The Linda Pace Foundation has officially started construction on a new visual arts landmark for the city on Wednesday morning, expanding what the arts district has to offer.
The 14,000-square-foot, modern crimson-hued two-story building will house the Foundation’s growing collection of more than 800 paintings, sculptures, installations and video works by contemporary artists from around the world. The building plays a crucial role in the rapidly growing Linda Pace Foundation contemporary art center, dubbed the Ruby City.
The project is expected to be completed in late 2018 and will open in early 2019, a year that is full of celebrations for San Antonio’s tricentennial. Admission for visitors will be free.

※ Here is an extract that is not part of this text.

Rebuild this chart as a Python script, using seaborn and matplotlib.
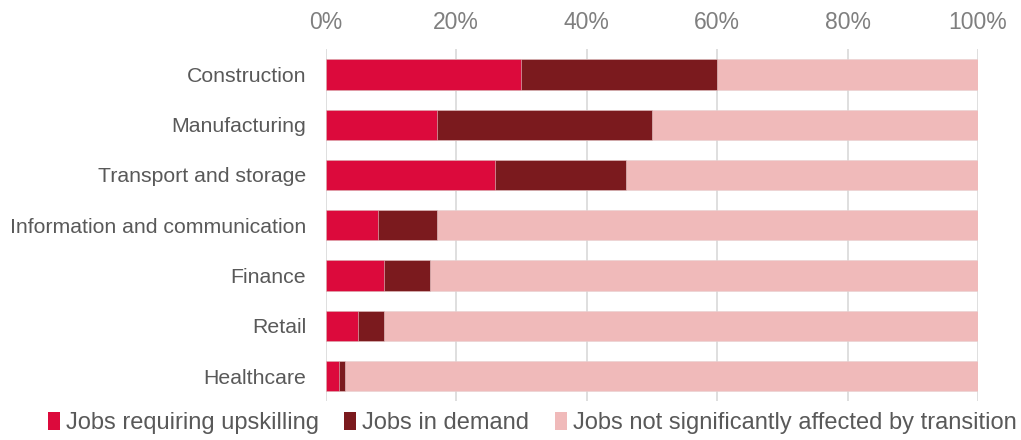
import matplotlib
matplotlib.use("Agg")
import matplotlib.pyplot as plt
import seaborn as sns
import pandas as pd
from matplotlib.patches import Patch
from matplotlib.ticker import PercentFormatter

categories = ["Construction", "Manufacturing", "Transport and storage",
              "Information and communication", "Finance", "Retail", "Healthcare"]
upskilling = [30, 17, 26, 8, 9, 5, 2]
in_demand = [30, 33, 20, 9, 7, 4, 1]
not_affected = [40, 50, 54, 83, 84, 91, 97]
series_names = ["Jobs requiring upskilling", "Jobs in demand",
                "Jobs not significantly affected by transition"]
colors = ["#DC0A3C", "#7B1A1E", "#F0BABA"]

sns.set_theme(style="white")
plt.rcParams['font.family'] = ['Liberation Sans', 'DejaVu Sans']

df = pd.DataFrame({
    "category": categories,
    "c1": upskilling,
    "c2": [a + b for a, b in zip(upskilling, in_demand)],
    "c3": [a + b + c for a, b, c in zip(upskilling, in_demand, not_affected)],
})

fig = plt.figure(figsize=(10.21, 4.40), dpi=100)
ax = fig.add_axes([0.319, 0.088, 0.639, 0.80])

for col, color in zip(["c3", "c2", "c1"], colors[::-1]):
    sns.barplot(data=df, x=col, y="category", orient="h", color=color,
                saturation=1, width=0.6, edgecolor="#E8D0D0", linewidth=0.4,
                ax=ax, zorder=2)

ax.set_xlim(0, 100)
ax.set_xticks([0, 20, 40, 60, 80, 100])
ax.xaxis.set_major_formatter(PercentFormatter(decimals=0))
ax.xaxis.tick_top()
ax.set_xlabel("")
ax.set_ylabel("")
ax.grid(axis="x", color="#D9D9D9", linewidth=1.2, zorder=0)
ax.set_axisbelow(True)
for s in ax.spines.values():
    s.set_visible(False)
ax.tick_params(axis="x", length=0, pad=11, labelsize=16.5, labelcolor="#7F7F7F")
ax.tick_params(axis="y", length=0, pad=14, labelsize=15.3, labelcolor="#595959")

handles = [Patch(facecolor=c, edgecolor="none") for c in colors]
fig.legend(handles, series_names, loc="lower left", bbox_to_anchor=(0.026, -0.035),
           ncol=3, frameon=False, fontsize=17, handlelength=0.5, handleheight=0.75,
           handletextpad=0.25, columnspacing=1.1, labelcolor="#595959")

fig.savefig("out.png", dpi=100)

“It’s been a long time coming, and I am delighted to be able to point to this for the public to actually see the exhibition space today, what we refer to as Ruby City,” said Rick Moore, president of the Linda Pace Foundation. “It’s not only about the legacy of her collection; perhaps more importantly it is to change the skyline of San Antonio. It was important for Linda that the building itself be iconic.”
The entire $16 million project is privately funded by Linda Pace Foundation, which extends from South Flores Street to the San Pedro Creek. The building faces the San Pedro Creek Improvements Project, which will transform a concrete-lined waterway into a natural creek habitat and world-class linear park. The $175 million project is expected to complete the first phase in May 2018.
Bexar County and the San Antonio River Authority, in coordination with the City of San Antonio, have undertaken this creek project. Visitors will enter the building from the west, facing San Pedro Creek, and enjoy views of an outdoor sculpture garden on the south side of the property and terraced banks leading to San Pedro Creek.
“After we did the river, it gave us the confidence to tackle the creek and so [Bexar County] allocated an initial $125 million dollars,” continued Judge Nelson Wolff. “The creek is not just about water. It is about the confluence of the people who came and made San Antonio what it is. When you walk down the creek, you will know you are in San Antonio, Texas because the artists’ work is going to let you know that.”
Ruby City also includes CHRISpark, built in 2005, a one-acre public green space named in memory of Pace’s son and will be located on the east facing view of CHRISpark. SPACE, the Linda Pace Foundation Gallery that opened to the public in 2014, presents special exhibitions and programming throughout the year.
Plans reveal an ambitious building that gracefully nods to the past while embracing the distinct natural environment and playfully challenges expectations. The exterior of the structure will be clad in deep red panels of precast concrete with glass and mica aggregate that will shimmer in the light.
The planes will be punctuated by lenses that will overlook CHRISpark as well as a new sculpture garden. Largely rectangular, the building will feature a dramatic rooftop of sloping angles and skylights that will rise to varying heights and echo cut-away spaces at the building’s base.
The entrance plaza, formed by the building’s cantilevered structure and the ground floor lobby, shares the vibrant ruby color pattern establishing a dynamic and porous relationship between indoor and outdoor elements. A grand staircase takes visitors to a series of gallery spaces, which feature concrete floors with white walls and ceilings to allow the extensive collection to take center focus.
The important result the trustee’s hope the visitors receive is an opinion of their own.
“I hope they feel reflective, moved and touched in some way by the sentiment of the artwork, and by the beauty and the experience of the building,” said Kathryn Kanjo, trustee of Linda Pace Foundation. “I hope each visitor has their own personal experience of the space.”